Continuity. When the system breaks at 10pm on a Saturday night, someone needs to know how it's built, where to look at the logs, how to restore the data. If the product was built without documentation, without monitoring and without anyone who genuinely understands it, every incident turns into a crisis.
Vendor lock-in. Opaque code, written quickly and without structure, is code that only the people who generated it can touch. Switching vendors becomes practically impossible, because any other team looking at that code will — quite rightly — suggest rewriting the whole thing.
The point isn't "AI or no AI"
It would be a mistake to read all of this as a crusade against AI in software development. AI is a remarkable tool, and the best engineering teams use it heavily — precisely because they can read, evaluate and correct what it produces.
The difference isn't between "hand-written" and "AI-generated". It's between code generated and supervised by someone who knows what's happening and code generated and accepted by someone who doesn't. The first amplifies the productivity of a competent team. The second builds castles that only stand as long as nobody touches them.
The companies doing this well today use AI in three specific ways: to accelerate the mechanical parts of development, to explore architectural alternatives quickly, and to reduce the time spent on repetitive tasks. But the responsibility for the product, the architecture, the quality and the security stays human — and engineering-led.
How to spot people who know what they're doing
For anyone choosing a technical partner for a strategic product, a handful of simple questions separate genuine engineering from disguised vibe coding very quickly.
How do you handle version control and code review? A vague answer, or the absence of a clear peer-review process between developers, is an early signal.
What test coverage do you have on your recent projects? You don't need a perfect number. You need the question not to surprise the person hearing it for the first time.
How do you monitor the product in production? Logging, alerting, metrics, observability dashboards. If the answer is "the client calls us when something doesn't work", you're talking to someone selling a product, not running a service.
What happens if the person who wrote this module leaves the company? A solid answer mentions documentation, shared code review, code conventions. A weak answer is silence.

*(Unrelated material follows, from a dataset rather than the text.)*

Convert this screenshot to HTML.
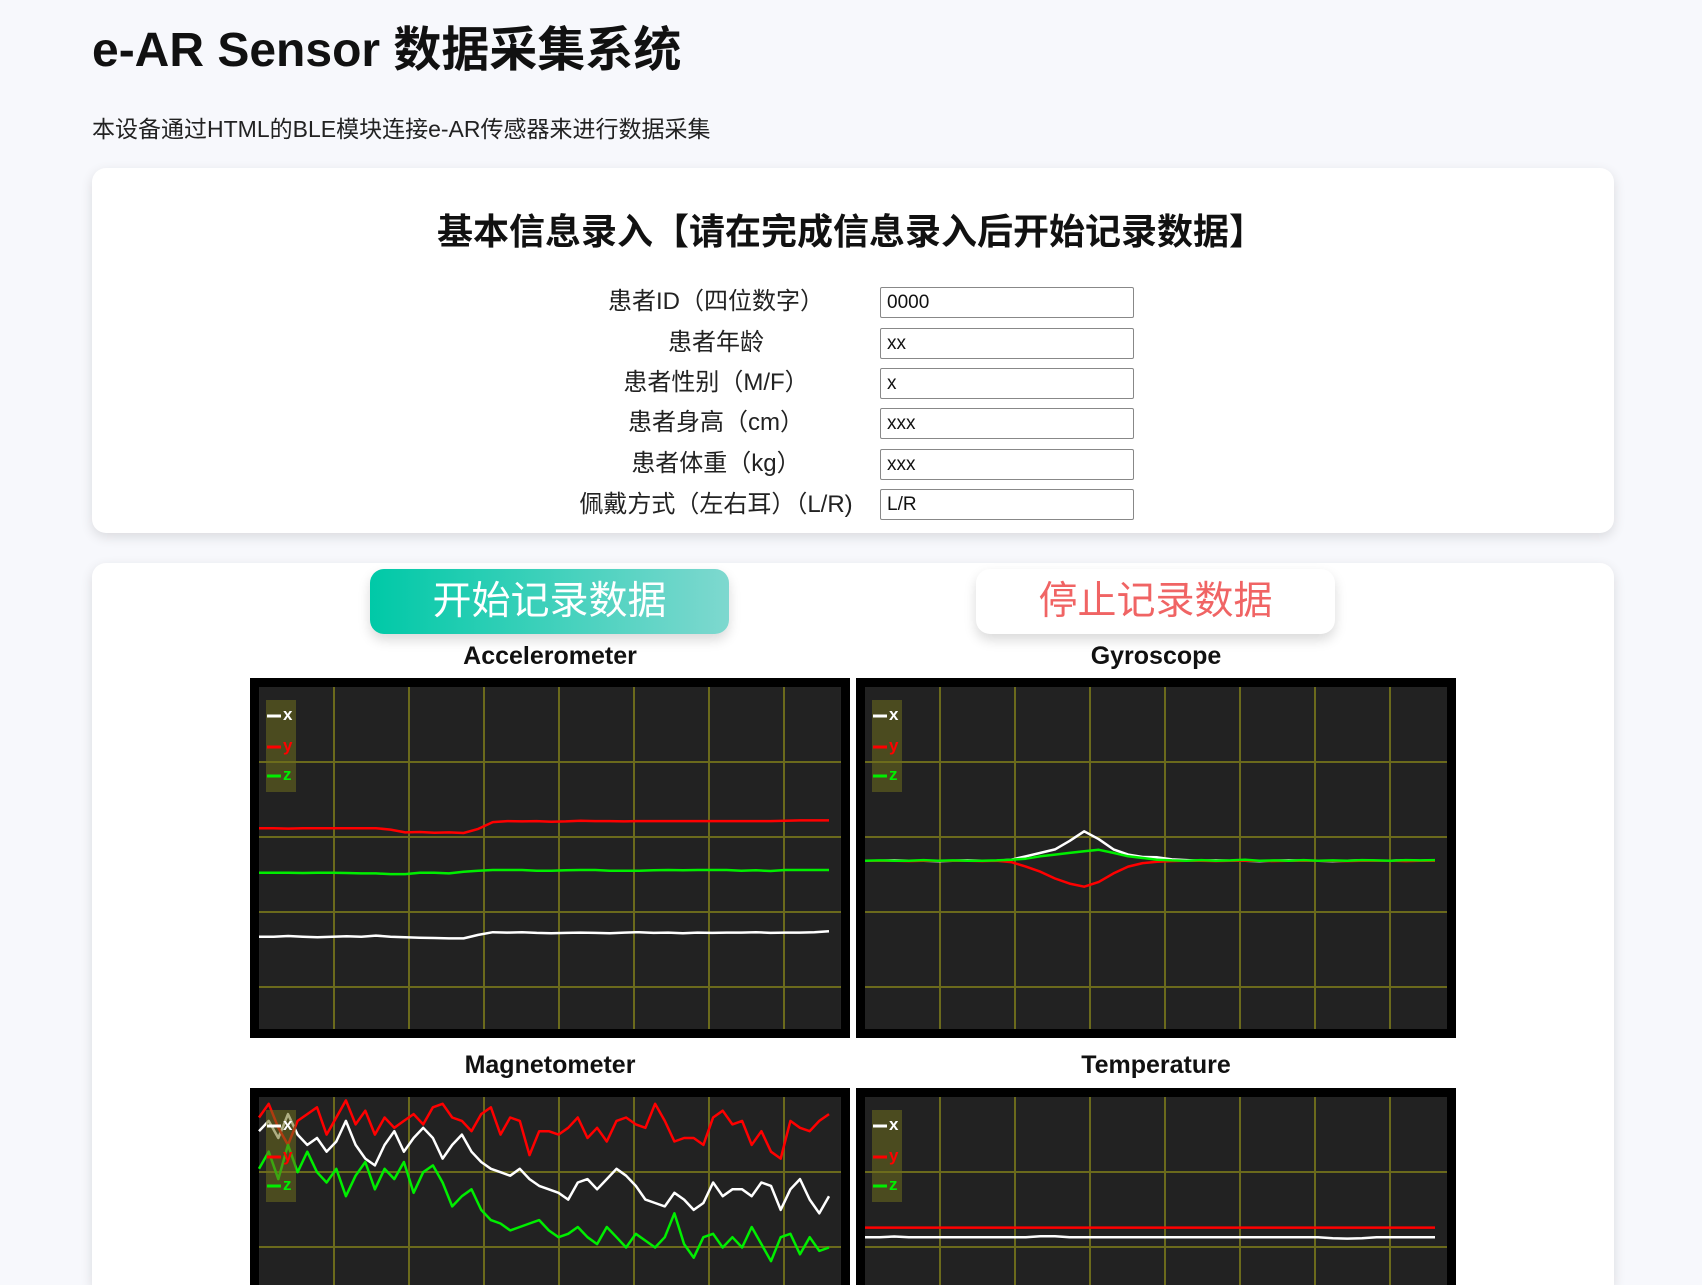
<!DOCTYPE html>
<html><head><meta charset="utf-8">
<style>
html,body{margin:0;width:1702px;height:1285px;overflow:hidden}
body{background:#f7f8fc;font-family:"Liberation Sans","Noto Sans CJK SC",sans-serif;position:relative}
#wrap{position:absolute;left:0;top:0;width:1702px;height:1285px;overflow:hidden}
.abs{position:absolute}
h1{position:absolute;left:92px;top:10px;margin:0;font-size:48px;font-weight:bold;color:#111}
.sub{left:92px;top:110px;font-size:23px;color:#222}
.card{position:absolute;background:#fff;border-radius:14px;box-shadow:0 4px 12px rgba(0,0,0,0.12)}
.ct{position:absolute;left:0;width:1702px;top:203px;text-align:center;font-size:36px;font-weight:bold;color:#111}
.lbl{position:absolute;width:300px;left:566px;text-align:center;font-size:24px;color:#222;line-height:32px}
.inp{position:absolute;left:880px;width:254px;height:31px;border:1px solid #888;border-radius:2px;font-size:19px;padding-left:6px;box-sizing:border-box;line-height:29px;color:#111;background:#fff}
.btn{position:absolute;top:569px;width:359px;height:65px;border-radius:14px;font-size:39px;text-align:center;line-height:65px;box-shadow:0 6px 12px rgba(0,0,0,0.15)}
.tt{position:absolute;width:600px;text-align:center;font-size:25px;font-weight:bold;color:#111}
svg{position:absolute;overflow:hidden}
</style></head><body>
<div id="wrap">
<h1>e-AR Sensor 数据采集系统</h1>
<div class="abs sub">本设备通过HTML的BLE模块连接e-AR传感器来进行数据采集</div>
<div class="card" style="left:92px;top:168px;width:1522px;height:365px"></div>
<div class="ct">基本信息录入【请在完成信息录入后开始记录数据】</div>
<div class="lbl" style="top:286px">患者ID（四位数字）</div>
<div class="inp" style="top:287px">0000</div>
<div class="lbl" style="top:327px">患者年龄</div>
<div class="inp" style="top:328px">xx</div>
<div class="lbl" style="top:367px">患者性别（M/F）</div>
<div class="inp" style="top:368px">x</div>
<div class="lbl" style="top:407px">患者身高（cm）</div>
<div class="inp" style="top:408px">xxx</div>
<div class="lbl" style="top:448px">患者体重（kg）</div>
<div class="inp" style="top:449px">xxx</div>
<div class="lbl" style="top:489px">佩戴方式（左右耳）（L/R)</div>
<div class="inp" style="top:489px">L/R</div>

<div class="card" style="left:92px;top:563px;width:1522px;height:722px;border-bottom-left-radius:0;border-bottom-right-radius:0"></div>
<div class="btn" style="left:370px;background:linear-gradient(90deg,#00c9a7,#7ed8cf);color:#fff">开始记录数据</div>
<div class="btn" style="left:976px;background:#fff;color:#f06464">停止记录数据</div>

<div class="tt" style="left:250px;top:642px">Accelerometer</div>
<div class="tt" style="left:856px;top:642px">Gyroscope</div>
<div class="tt" style="left:250px;top:1051px">Magnetometer</div>
<div class="tt" style="left:856px;top:1051px">Temperature</div>

<svg id="c-acc" style="left:250px;top:678px" width="600" height="360"></svg>
<svg id="c-gyr" style="left:856px;top:678px" width="600" height="360"></svg>
<svg id="c-mag" style="left:250px;top:1088px" width="600" height="197"></svg>
<svg id="c-tmp" style="left:856px;top:1088px" width="600" height="197"></svg>
</div>
<script>
const seriesNames = ["x","y","z"];
const accX = [27,27,27.2,27,26.8,27,27.1,27,27.3,27,26.8,26.7,26.6,26.5,26.5,27.5,28.3,28.2,28.3,28.1,28,28.1,28.2,28.1,28,28.2,28.3,28.1,28.2,28,28.2,28.1,28.2,28.2,28.3,28.1,28.2,28.2,28.3,28.6];
const accY = [58.7,58.7,58.6,58.7,58.7,58.7,58.7,58.7,58.7,58.3,57.5,57.6,57.4,57.5,57.3,58.5,60.5,60.8,60.7,60.8,60.6,60.7,60.9,60.8,60.8,60.7,60.8,60.8,60.8,60.8,60.8,60.8,60.8,60.8,60.8,60.8,60.9,61,61,61];
const accZ = [45.7,45.7,45.7,45.6,45.7,45.7,45.6,45.5,45.5,45.3,45.3,45.7,45.7,45.5,46,46.3,46.5,46.5,46.5,46.3,46.3,46.4,46.5,46.5,46.3,46.3,46.3,46.4,46.5,46.4,46.5,46.5,46.5,46.3,46.4,46.2,46.5,46.5,46.5,46.5];
const gyrX = [49.2,49.2,49.3,49.2,49.2,49.1,49.2,49.3,49.2,49.2,49.5,50.5,51.5,52.5,55,57.8,55.5,52.5,51,50.3,50.2,49.6,49.4,49.2,49.3,49.2,49.2,49.1,49.2,49.3,49.2,49.2,49.1,49.2,49.3,49.2,49.2,49.3,49.2,49.3];
const gyrY = [49.2,49.2,49.2,49.1,49.2,49.2,49.2,49.2,49.1,49.2,48.8,47.5,46,44,42.5,41.6,43,45.5,47.5,48.5,48.9,49.1,49.2,49.2,49.1,49.2,49.2,49.2,49.1,49.2,49.2,49.2,49.2,49.1,49.2,49.2,49.2,49.1,49.2,49.2];
const gyrZ = [49.2,49.3,49.2,49.2,49.4,49.2,49.3,49.2,49.2,49.3,49.5,49.8,50.5,51,51.5,52,52.4,51.5,50.5,50,49.5,49.3,49.2,49.4,49.2,49.3,49.5,49.2,49.3,49.2,49.4,49.2,49.3,49.2,49.4,49.3,49.2,49.4,49.3,49.4];
const magX = [90,93,88,95,89,86,88,84,87,93,86,82,80,86,90,84,88,91,88,82,86,89,84,81,79,78,77,79,76,74,73,72,70,75,76,73,76,79,77,74,70,69,68,72,70,67,69,75,71,73,73,71,75,74,67,73,76,70,66,71];
const magY = [94,98,91,86,93,95,97,89,94,99,92,96,89,94,91,93,95,92,97,98,94,93,90,95,97,89,94,93,83,90,90,89,91,94,88,91,87,93,94,92,91,98,93,87,88,88,86,94,96,92,93,86,90,84,82,93,91,90,93,95];
const magZ = [79,84,76,86,78,84,78,75,79,71,77,81,73,79,76,81,72,78,80,75,68,71,73,67,64,63,61,62,63,64,61,59,60,62,59,57,62,59,56,60,58,56,59,66,57,53,59,60,56,59,56,62,57,52,59,60,54,59,55,56];
const tmpX = [59,59,59.2,59,59,59,59,59,59,59,59,59,59.3,59.3,59,59,59,59,59,59,59,59,59,59,59,59,59,59,59,59,59,59,58.7,58.6,58.7,59,59,59,59,59];
const tmpY = [61.8,61.8,61.8,61.8,61.8,61.8,61.8,61.8,61.8,61.8,61.8,61.8,61.8,61.8,61.8,61.8,61.8,61.8,61.8,61.8,61.8,61.8,61.8,61.8,61.8,61.8,61.8,61.8,61.8,61.8,61.8,61.8,61.8,61.8,61.8,61.8,61.8,61.8,61.8,61.8];

const colors = ["#ffffff","#ff0000","#00ee00"];
const NS = "http://www.w3.org/2000/svg";
const IN = 9, IW = 582, IH = 342, PW = 570;
function xScale(i, n){ return IN + i/(n-1)*PW; }
function yScale(v){ return IN + IH*(1 - v/100); }
function mk(tag, attrs){ const e=document.createElementNS(NS,tag); for(const k in attrs) e.setAttribute(k,attrs[k]); return e; }
function drawChart(id, series, prefix){
  const svg=document.getElementById(id);
  const bg=mk("rect",{x:0,y:0,width:600,height:360,fill:"#000"});
  
  
  svg.appendChild(bg);
  const inner=mk("rect",{x:IN,y:IN,width:IW,height:IH,fill:"#222"});
  
  
  svg.appendChild(inner);
  for(let k=1;k<8;k++){
    const l=mk("line",{x1:IN+k*75,x2:IN+k*75,y1:IN,y2:IN+IH,stroke:"#6b6a1c","stroke-width":2});
    
    
    svg.appendChild(l);
  }
  for(let k=1;k<5;k++){
    const l=mk("line",{x1:IN,x2:IN+IW,y1:IN+k*75,y2:IN+k*75,stroke:"#6b6a1c","stroke-width":2});
    
    
    svg.appendChild(l);
  }
  series.forEach((s,si)=>{
    const pts=s.map((v,i)=>xScale(i,s.length).toFixed(1)+","+yScale(v).toFixed(1)).join(" ");
    const p=mk("polyline",{points:pts,fill:"none",stroke:colors[si],"stroke-width":2.5,"stroke-linejoin":"round"});
    
    
    svg.appendChild(p);
  });
  const lg=mk("rect",{x:16,y:22,width:30,height:92,fill:"rgba(110,110,30,0.55)"});
  
  
  svg.appendChild(lg);
  seriesNames.forEach((n,si)=>{
    const y=[34,65,94][si];
    const ln=mk("line",{x1:17,x2:31,y1:y+4,y2:y+4,stroke:colors[si],"stroke-width":3});
    
    
    svg.appendChild(ln);
    const t=mk("text",{x:33,y:y+8,fill:colors[si],"font-size":17,"font-weight":"bold","font-family":"Liberation Sans, sans-serif"});
    t.textContent=n;
    
    
    svg.appendChild(t);
  });
}
drawChart("c-acc",[accX,accY,accZ],"accelerometer");
drawChart("c-gyr",[gyrX,gyrY,gyrZ],"gyroscope");
drawChart("c-mag",[magX,magY,magZ],"magnetometer");
drawChart("c-tmp",[tmpX,tmpY],"temperature");
</script>
</body></html>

Can I see the code? For a custom product, the client should always have access to the source code. If this isn't obvious, you have a positioning problem before you have a technical one.
The takeaway
Vibe coding isn't the enemy. It's a tool, and like every powerful tool it can do wonderful things in the right hands and damage in the wrong ones. The risk isn't that AI writes code — it's that the speed and apparent simplicity with which it produces visible results hides the absence of everything else.
For a strategic digital product — the one carrying a piece of your business, handling your data, talking to your customers — the question to ask isn't "how much does it cost?", but "who's thinking about what this software will look like in three years, and what tools do they have to guarantee it?".
If the answer isn't there, or it's vague, the low quote in front of you isn't a saving. It's a debt you've just signed without knowing it.